_Dataset content_
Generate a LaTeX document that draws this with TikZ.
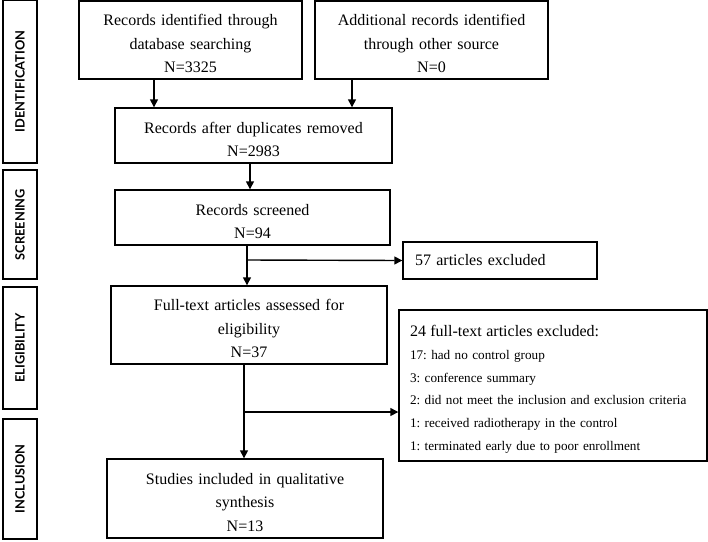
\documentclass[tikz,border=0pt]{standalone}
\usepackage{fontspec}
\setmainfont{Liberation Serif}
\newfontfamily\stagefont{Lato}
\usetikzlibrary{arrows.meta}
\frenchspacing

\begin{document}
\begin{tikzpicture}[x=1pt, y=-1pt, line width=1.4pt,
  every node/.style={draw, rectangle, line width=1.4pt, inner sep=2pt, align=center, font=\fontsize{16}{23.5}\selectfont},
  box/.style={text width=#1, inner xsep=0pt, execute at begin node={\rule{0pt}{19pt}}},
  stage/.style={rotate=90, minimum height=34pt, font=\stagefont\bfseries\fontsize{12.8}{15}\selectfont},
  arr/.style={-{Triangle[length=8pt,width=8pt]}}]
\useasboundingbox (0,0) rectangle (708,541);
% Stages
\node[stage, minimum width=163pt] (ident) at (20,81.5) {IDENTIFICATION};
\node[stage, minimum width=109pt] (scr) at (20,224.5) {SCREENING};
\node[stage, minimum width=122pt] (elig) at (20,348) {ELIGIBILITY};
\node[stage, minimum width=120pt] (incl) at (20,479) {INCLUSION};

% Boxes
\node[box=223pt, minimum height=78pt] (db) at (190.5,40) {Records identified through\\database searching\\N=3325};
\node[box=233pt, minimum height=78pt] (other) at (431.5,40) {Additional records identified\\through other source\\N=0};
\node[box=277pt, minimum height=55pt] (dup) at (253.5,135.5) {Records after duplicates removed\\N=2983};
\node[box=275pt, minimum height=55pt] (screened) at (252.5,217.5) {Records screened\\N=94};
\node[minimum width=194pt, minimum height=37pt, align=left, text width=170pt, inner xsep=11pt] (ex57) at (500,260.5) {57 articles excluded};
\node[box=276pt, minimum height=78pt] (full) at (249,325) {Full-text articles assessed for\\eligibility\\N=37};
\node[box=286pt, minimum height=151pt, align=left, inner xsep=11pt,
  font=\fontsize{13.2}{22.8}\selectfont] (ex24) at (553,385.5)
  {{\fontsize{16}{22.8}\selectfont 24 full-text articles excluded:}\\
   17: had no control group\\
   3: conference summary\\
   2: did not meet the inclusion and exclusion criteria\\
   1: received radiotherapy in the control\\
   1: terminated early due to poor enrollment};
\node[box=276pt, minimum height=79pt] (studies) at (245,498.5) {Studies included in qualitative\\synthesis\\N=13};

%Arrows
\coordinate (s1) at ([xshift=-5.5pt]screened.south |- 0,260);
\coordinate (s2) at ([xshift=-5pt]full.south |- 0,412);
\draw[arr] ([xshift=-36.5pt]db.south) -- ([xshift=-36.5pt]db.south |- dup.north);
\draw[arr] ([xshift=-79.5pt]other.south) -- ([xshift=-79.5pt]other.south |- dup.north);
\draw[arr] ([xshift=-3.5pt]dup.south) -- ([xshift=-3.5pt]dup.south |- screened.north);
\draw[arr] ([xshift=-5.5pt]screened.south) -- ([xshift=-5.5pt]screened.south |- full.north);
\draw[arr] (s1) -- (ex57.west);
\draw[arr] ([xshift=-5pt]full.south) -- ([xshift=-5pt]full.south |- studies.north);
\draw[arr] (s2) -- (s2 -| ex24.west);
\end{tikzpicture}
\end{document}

_What needs to be done_
Omit every picture, then repeat the remaining data exactly as it appears above.

_Task response_
Generate a LaTeX document that draws this with TikZ.
\documentclass[tikz,border=0pt]{standalone}
\usepackage{fontspec}
\setmainfont{Liberation Serif}
\newfontfamily\stagefont{Lato}
\usetikzlibrary{arrows.meta}
\frenchspacing

\begin{document}
\begin{tikzpicture}[x=1pt, y=-1pt, line width=1.4pt,
  every node/.style={draw, rectangle, line width=1.4pt, inner sep=2pt, align=center, font=\fontsize{16}{23.5}\selectfont},
  box/.style={text width=#1, inner xsep=0pt, execute at begin node={\rule{0pt}{19pt}}},
  stage/.style={rotate=90, minimum height=34pt, font=\stagefont\bfseries\fontsize{12.8}{15}\selectfont},
  arr/.style={-{Triangle[length=8pt,width=8pt]}}]
\useasboundingbox (0,0) rectangle (708,541);
% Stages
\node[stage, minimum width=163pt] (ident) at (20,81.5) {IDENTIFICATION};
\node[stage, minimum width=109pt] (scr) at (20,224.5) {SCREENING};
\node[stage, minimum width=122pt] (elig) at (20,348) {ELIGIBILITY};
\node[stage, minimum width=120pt] (incl) at (20,479) {INCLUSION};

% Boxes
\node[box=223pt, minimum height=78pt] (db) at (190.5,40) {Records identified through\\database searching\\N=3325};
\node[box=233pt, minimum height=78pt] (other) at (431.5,40) {Additional records identified\\through other source\\N=0};
\node[box=277pt, minimum height=55pt] (dup) at (253.5,135.5) {Records after duplicates removed\\N=2983};
\node[box=275pt, minimum height=55pt] (screened) at (252.5,217.5) {Records screened\\N=94};
\node[minimum width=194pt, minimum height=37pt, align=left, text width=170pt, inner xsep=11pt] (ex57) at (500,260.5) {57 articles excluded};
\node[box=276pt, minimum height=78pt] (full) at (249,325) {Full-text articles assessed for\\eligibility\\N=37};
\node[box=286pt, minimum height=151pt, align=left, inner xsep=11pt,
  font=\fontsize{13.2}{22.8}\selectfont] (ex24) at (553,385.5)
  {{\fontsize{16}{22.8}\selectfont 24 full-text articles excluded:}\\
   17: had no control group\\
   3: conference summary\\
   2: did not meet the inclusion and exclusion criteria\\
   1: received radiotherapy in the control\\
   1: terminated early due to poor enrollment};
\node[box=276pt, minimum height=79pt] (studies) at (245,498.5) {Studies included in qualitative\\synthesis\\N=13};

%Arrows
\coordinate (s1) at ([xshift=-5.5pt]screened.south |- 0,260);
\coordinate (s2) at ([xshift=-5pt]full.south |- 0,412);
\draw[arr] ([xshift=-36.5pt]db.south) -- ([xshift=-36.5pt]db.south |- dup.north);
\draw[arr] ([xshift=-79.5pt]other.south) -- ([xshift=-79.5pt]other.south |- dup.north);
\draw[arr] ([xshift=-3.5pt]dup.south) -- ([xshift=-3.5pt]dup.south |- screened.north);
\draw[arr] ([xshift=-5.5pt]screened.south) -- ([xshift=-5.5pt]screened.south |- full.north);
\draw[arr] (s1) -- (ex57.west);
\draw[arr] ([xshift=-5pt]full.south) -- ([xshift=-5pt]full.south |- studies.north);
\draw[arr] (s2) -- (s2 -| ex24.west);
\end{tikzpicture}
\end{document}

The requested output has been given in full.